Automotive Original Equipment (OE): OE sales increased by $79.2 million or 16
percent. An increase in sales of products purchased from others and integrated
into systems sold by Arvin (commonly referred to as "system integration sales")
contributed $23.8 million of Arvin's top line growth. Selective price
concessions averaged one percent of total sales. U.S. and Canadian sales, which
accounted for nearly 67 percent of this segment's sales in the first quarter of
2000, increased by 18 percent. Excluding the impact of increased system
integration sales, the increase in U.S. and Canadian sales was 14 percent. This
increase was primarily a result of higher volumes and a stronger product mix in
the OE exhaust market. Light vehicle production in the U.S. and Canada increased
by four percent. Latin American operations reported a $14 million or 73 percent
sales increase, primarily due to increase volumes.  On a constant dollar basis,
OE sales in Europe grew by almost 14 percent. This increase was attributable to
strong demand in both the European exhaust and ride control markets. Volume
gains in Europe were primarily from new business and increased system
integration sales.  New car registrations in Western Europe improved by four
percent.

<PAGE>                                             9

OE operating profit increased by $6.4 million or 21 percent. Included in first
quarter 1999 operating profit is a gain of $7.3 million for the sale of the
Company's equity interest in a Latin American shock absorber affiliate and an
expense of $3.2 million for a voluntary early retirement program. Excluding
these two non-recurring items, OE operating profit increased by $10.5 million or
41 percent. Volume gains of $19.5 million, primarily in the U.S. and Canadian OE
exhaust market, outpaced selective price concessions and increased labor costs
totaling $10.1 million. A favorable product mix of $3.4 million was partially
offset by a number of other small cost increases.

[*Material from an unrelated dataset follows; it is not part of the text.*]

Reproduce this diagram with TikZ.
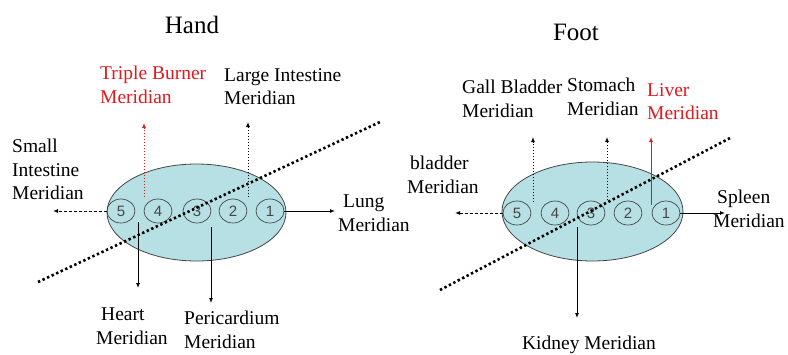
\documentclass[tikz,border=0pt]{standalone}
\usepackage{fontspec}
\setmainfont{Liberation Serif}
\newfontfamily\digitfont{Liberation Sans}
\usetikzlibrary{shapes.geometric,arrows.meta}
\definecolor{padfill}{RGB}{182,224,228}
\definecolor{edgegray}{RGB}{70,70,70}
\definecolor{mred}{RGB}{225,25,30}
\begin{document}
\begin{tikzpicture}[x=1pt,y=-1pt,
  lbl/.style={font=\fontsize{19.5}{23.5}\selectfont, align=left, inner sep=0pt, anchor=north west},
  ttl/.style={font=\fontsize{25}{30}\selectfont, inner sep=0pt},
  pad/.style={ellipse, draw=edgegray, fill=padfill, line width=0.8pt, inner sep=0pt},
  pt/.style={ellipse, draw=edgegray, line width=0.7pt, inner sep=0pt, minimum width=28pt, minimum height=24pt, font=\digitfont\fontsize{15}{18}\selectfont, text=edgegray},
  cut/.style={line width=2.6pt, dash pattern=on 2.4pt off 2.6pt},
  arr/.style={line width=0.9pt, -{Latex[length=5pt,width=4pt]}},
  dasharr/.style={arr, dash pattern=on 3pt off 2pt},
  dotarr/.style={arr, dash pattern=on 1.5pt off 1.5pt},
]
\useasboundingbox (0,0) rectangle (788,354);

% titles
\node[ttl] (thand) at (192,25) {Hand};
\node[ttl] (tfoot) at (576,32) {Foot};

% ---------- Hand ----------
\node[pad, minimum width=179pt, minimum height=97pt] (hand) at (196.5,212.5) {};
\node[pt] (h5) at (121,211) {5};
\node[pt] (h4) at (158,211) {4};
\node[pt] (h3) at (197,211) {3};
\node[pt] (h2) at (233,211) {2};
\node[pt] (h1) at (270,211) {1};
\coordinate (hcutA) at (38,282);
\coordinate (hcutB) at (380,122);
\draw[cut] (hcutA) -- (hcutB);

\coordinate (siEnd) at (53,211);
\coordinate (tbStart) at (144,197);
\coordinate (tbEnd) at (144,123);
\coordinate (liStart) at (248,197);
\coordinate (liEnd) at (248,122);
\coordinate (luEnd) at (335,211);
\coordinate (heStart) at (138,222);
\coordinate (heEnd) at (138,288);
\coordinate (peStart) at (211,227);
\coordinate (peEnd) at (211,303);

\draw[dasharr] (h5.west) -- (siEnd);
\draw[dotarr, mred] (tbStart) -- (tbEnd);
\draw[dotarr] (liStart) -- (liEnd);
\draw[arr] (h1.east) -- (luEnd);
\draw[arr] (heStart) -- (heEnd);
\draw[arr] (peStart) -- (peEnd);

\node[lbl, text=mred] (ltb) at (100,66) {Triple Burner\\Meridian};
\node[lbl] (lli) at (224,68) {Large Intestine\\Meridian};
\node[lbl] (lsi) at (12,139) {Small\\Intestine\\Meridian};
\node[lbl] (llu) at (338,195) {\hspace*{5pt}Lung\\Meridian};
\node[lbl] (lhe) at (96,308) {\hspace*{5pt}Heart\\Meridian};
\node[lbl] (lpe) at (184,311) {Pericardium\\Meridian};

% ---------- Foot ----------
\node[pad, minimum width=181pt, minimum height=99pt] (foot) at (592.5,211.5) {};
\node[pt] (f5) at (517,213) {5};
\node[pt] (f4) at (555,213) {4};
\node[pt] (f3) at (591,213) {3};
\node[pt] (f2) at (628,213) {2};
\node[pt] (f1) at (666,213) {1};
\coordinate (fcutA) at (440,290);
\coordinate (fcutB) at (732,137);
\draw[cut] (fcutA) -- (fcutB);

\coordinate (blEnd) at (455,213);
\coordinate (gbStart) at (533,202);
\coordinate (gbEnd) at (533,137);
\coordinate (stStart) at (607,200);
\coordinate (stEnd) at (607,137);
\coordinate (lvStart) at (651,205);
\coordinate (lvEnd) at (651,137);
\coordinate (spEnd) at (725,213);
\coordinate (kiStart) at (577,227);
\coordinate (kiEnd) at (577,318);

\draw[dasharr] (f5.west) -- (blEnd);
\draw[dotarr] (gbStart) -- (gbEnd);
\draw[dotarr] (stStart) -- (stEnd);
\draw[arr, mred] (lvStart) -- (lvEnd);
\draw[arr] (f1.east) -- (spEnd);
\draw[arr] (kiStart) -- (kiEnd);

\node[lbl] (lgb) at (462,80) {Gall Bladder\\Meridian};
\node[lbl] (lst) at (567,78) {Stomach\\Meridian};
\node[lbl, text=mred] (llv) at (647,83) {Liver\\Meridian};
\node[lbl] (lbl) at (407,156) {\hspace*{3pt}bladder\\Meridian};
\node[lbl] (lsp) at (713,190) {\hspace*{4pt}Spleen\\Meridian};
\node[lbl, anchor=north, align=center] (lki) at (589,336) {Kidney Meridian};
\end{tikzpicture}
\end{document}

Excluding non-recurring items discussed above, OE operating margins were 6.3 and
5.2 percent for the first quarter of 2000 and 1999, respectively. These margins
were adversely affected by the increase of OE system integration sales, which
typically have very low margins. Excluding non-recurring items as well as the
negative impact of system integration sales, OE operating margins for the first
quarter of 2000 and 1999 were 7.5 and 6.1 percent, respectively.

Automotive Replacement (Replacement): Replacement sales increased by $35.2
million or 17 percent. Excluding the increase of sales resulting from Arvin's
acquisition of Purolator Products in February 1999, Replacement sales decreased
by eight percent. Volume was $7.7 million lower as a result of recent
consolidations of automotive parts customers. Despite reduced volumes, Arvin
believes that it continues to gain market share. Replacement sales were further
reduced by an unfavorable product mix of $5.1 million. The strong U.S. dollar
had a minor effect on the translation of Replacement sales. Selling price
changes had essentially no effect on sales.

Replacement operating profit decreased by $2.5 million or 18 percent. Included
in first quarter 1999 operating profit is an expense of $3.2 million for a
voluntary early retirement program. Excluding the effect of this non-recurring
item and the effect of the Purolator acquisition, operating profit declined $9.7
million. The aforementioned volume reductions accounted for $6.0 million of the
decline. The remainder of the fluctuation resulted from an unfavorable product
mix, asset productivity declines, and increased costs to obtain new business.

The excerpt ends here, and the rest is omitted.